Through an unlikely series of circumstances (which I find most series of circumstances in life to be), I ran across a Facebook page entitled “Local Church Escapees.” Having been a local church pastor for thirty-five years, I was fascinated by the title. While I had been aware that, for some at least, an escape is the only way out of various local churches, I had never given it that much thought (especially in those terms).
What ultimately drew me to the page was an article listing the reasons people leave churches. It was addressed to the church (of which I am obviously a part); so being the arduous pastor that I am, I dove right in. It was a well-written article with some points that were well taken. The point that grabbed me (and still haunts me), however, was the author’s statement that while we (the church) could argue with the individual reasons people leave, arguing is not the required response. The required response is to listen (and presumably learn). [By the way, if any of you knows the article and author of such an article, please let me know. I’ve totally lost that info and would like to attain it again.]
On that point (the one about listening), I wholeheartedly agreed with the author. We DO need to listen and hopefully learn. He was correct about us arguing and pointing out the flaws in the various reasons people leave the church. At the time, I found myself doing just that, and I had a pretty solid argument against each of his points. At the same time, however, I quickly realized the futility of the arguments. I just needed to listen (and learn).
I began to peruse the “Local Church Escapee” page and found myself in agreement with most (if not all) of the gripes these folks had against the church. Frankly, they echoed many of my own gripes and concerns. The big difference was, and is, they took some action. As some would say, they voted with their feet. They left (or as they put it, escaped). I was so moved by this discovery, I began a five or six month long series of sermons I entitled “Local Church Prisoners.”
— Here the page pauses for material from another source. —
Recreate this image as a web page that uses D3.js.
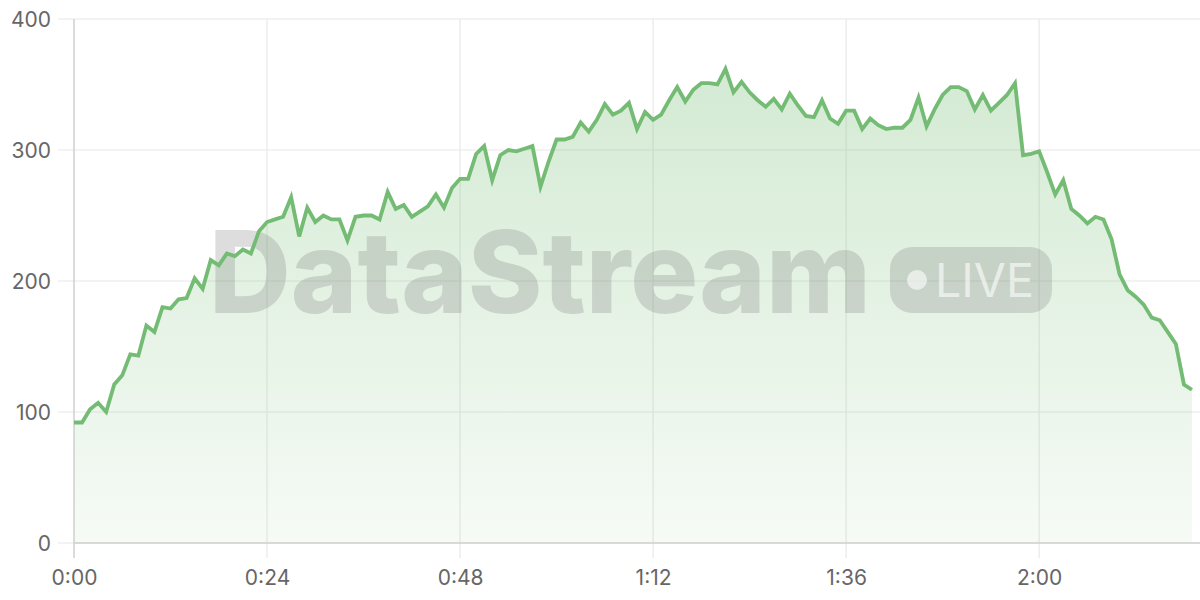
<!DOCTYPE html>
<html>
<head>
<meta charset="utf-8">
<script src="https://cdn.jsdelivr.net/npm/d3@7/dist/d3.min.js"></script>
<style>
  html, body { margin: 0; padding: 0; background: #ffffff; }
  svg { display: block; }
</style>
</head>
<body>
<svg id="chart" width="1200" height="600"></svg>
<script>
// Time in minutes (0..139), one sample per minute
const values = [
  92, 92, 102, 107, 100, 121, 128, 144, 143, 166,
  161, 180, 179, 186, 187, 202, 194, 216, 212, 221,
  219, 224, 221, 238, 245, 247, 249, 264, 234, 256,
  245, 250, 247, 247, 231, 249, 250, 250, 247, 268,
  255, 258, 249, 253, 257, 266, 256, 271, 278, 278,
  297, 303, 277, 296, 300, 299, 301, 303, 272, 291,
  308, 308, 310, 321, 314, 323, 335, 327, 330, 336,
  316, 329, 323, 327, 338, 348, 337, 346, 351, 351,
  350, 362, 344, 352, 344, 338, 333, 339, 331, 343,
  334, 326, 325, 338, 324, 320, 330, 330, 316, 324,
  319, 316, 317, 317, 323, 340, 318, 331, 342, 348,
  348, 345, 331, 342, 330, 336, 342, 351, 296, 297,
  299, 283, 266, 277, 255, 250, 244, 249, 247, 232,
  205, 193, 188, 182, 172, 170, 161, 152, 121, 117
];
const times = values.map((v, i) => i);
const xTicks = [0, 24, 48, 72, 96, 120];
const yTicks = [0, 100, 200, 300, 400];
const watermarkText = "DataStream";
const badgeText = "LIVE";

(function () {
const svg = d3.select("#chart");
const mLeft = 74, mRight = 1200, mTop = 19, mBottom = 543;

const x = d3.scaleLinear().domain([0, 140]).range([mLeft, mRight]);
const y = d3.scaleLinear().domain([0, 400]).range([mBottom, mTop]);

const fmt = t => Math.floor(t / 60) + ":" + String(t % 60).padStart(2, "0");

// gradient
const defs = svg.append("defs");
const grad = defs.append("linearGradient")
  .attr("id", "areaGrad")
  .attr("gradientUnits", "userSpaceOnUse")
  .attr("x1", 0).attr("x2", 0).attr("y1", y(360)).attr("y2", y(0));
grad.append("stop").attr("offset", "0%").attr("stop-color", "#7cc07c").attr("stop-opacity", 0.33);
grad.append("stop").attr("offset", "100%").attr("stop-color", "#7cc07c").attr("stop-opacity", 0.07);

// horizontal grid
svg.append("g")
  .selectAll("line")
  .data(yTicks)
  .join("line")
  .attr("x1", 58).attr("x2", mRight)
  .attr("y1", d => y(d)).attr("y2", d => y(d))
  .attr("stroke", "#e8e8e8").attr("stroke-width", 1.2);

// vertical grid
svg.append("g")
  .selectAll("line")
  .data(xTicks.slice(1))
  .join("line")
  .attr("x1", d => x(d)).attr("x2", d => x(d))
  .attr("y1", mTop).attr("y2", 558)
  .attr("stroke", "#e8e8e8").attr("stroke-width", 1.2);

// area
const area = d3.area()
  .x((d, i) => x(times[i]))
  .y0(y(0))
  .y1(d => y(d));
svg.append("path")
  .datum(values)
  .attr("d", area)
  .attr("fill", "url(#areaGrad)");

// watermark
const wm = svg.append("g").attr("opacity", 0.25);
wm.append("text")
  .attr("x", 209).attr("y", 313)
  .attr("font-family", "Inter, 'Open Sans', sans-serif")
  .attr("font-weight", 800)
  .attr("font-size", 114)
  .attr("textLength", 662)
  .attr("lengthAdjust", "spacingAndGlyphs")
  .attr("fill", "#7a7a7a")
  .text(watermarkText);
wm.append("rect")
  .attr("x", 890).attr("y", 247).attr("width", 162).attr("height", 66)
  .attr("rx", 22).attr("fill", "#7a7a7a");
const badgeFg = svg.append("g").attr("opacity", 0.6);
badgeFg.append("circle")
  .attr("cx", 917).attr("cy", 280).attr("r", 10).attr("fill", "#ffffff");
badgeFg.append("text")
  .attr("x", 935).attr("y", 297)
  .attr("font-family", "Inter, 'Open Sans', sans-serif")
  .attr("font-weight", 400)
  .attr("font-size", 46)
  .attr("textLength", 99)
  .attr("lengthAdjust", "spacingAndGlyphs")
  .attr("fill", "#ffffff")
  .text(badgeText);

// axes lines
svg.append("line")
  .attr("x1", mLeft).attr("x2", mLeft).attr("y1", mTop).attr("y2", 558)
  .attr("stroke", "#cfcfcf").attr("stroke-width", 1.5);
svg.append("line")
  .attr("x1", mLeft).attr("x2", mRight).attr("y1", mBottom).attr("y2", mBottom)
  .attr("stroke", "#d0d0d0").attr("stroke-width", 1.5);

// line
const line = d3.line()
  .x((d, i) => x(times[i]))
  .y(d => y(d));
svg.append("path")
  .datum(values)
  .attr("d", line)
  .attr("fill", "none")
  .attr("stroke", "#74bb74")
  .attr("stroke-width", 3.8)
  .attr("stroke-linejoin", "miter")
  .attr("stroke-linecap", "butt");

// y labels
const yAxis = d3.axisLeft(y).tickValues(yTicks).tickSize(0).tickPadding(0);
const gy = svg.append("g").attr("transform", "translate(51,0)").call(yAxis);
gy.select(".domain").remove();
gy.selectAll("text")
  .attr("font-family", "Inter, 'Open Sans', sans-serif")
  .attr("font-size", 21)
  .attr("fill", "#666666")
  .attr("dy", "0.35em");

// x labels
const xAxis = d3.axisBottom(x).tickValues(xTicks).tickFormat(fmt).tickSize(0).tickPadding(0);
const gx = svg.append("g").attr("transform", "translate(0,570)").call(xAxis);
gx.select(".domain").remove();
gx.selectAll("text")
  .attr("font-family", "Inter, 'Open Sans', sans-serif")
  .attr("font-size", 21)
  .attr("fill", "#666666")
  .attr("dy", "0.71em");
})();
</script>
</body>
</html>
It seemed to me that if people needed to escape, they must have been prisoners in the first place. I began to wonder about that. How many of us in the church are prisoners—prisoners of our own little rules, our own little traditions, and our own petty and personal beliefs. Do we erect bars that keep others out (and ourselves in)? I’m convinced we do.
And so, over the next few weeks, months, years, or however long it takes, I want to explore this topic with you. If we are indeed local church prisoners, how do we tear out the bars? Can we tear down the prison walls? Please help me in my quest to more consistently experience the church we should be and not the prison we may have become.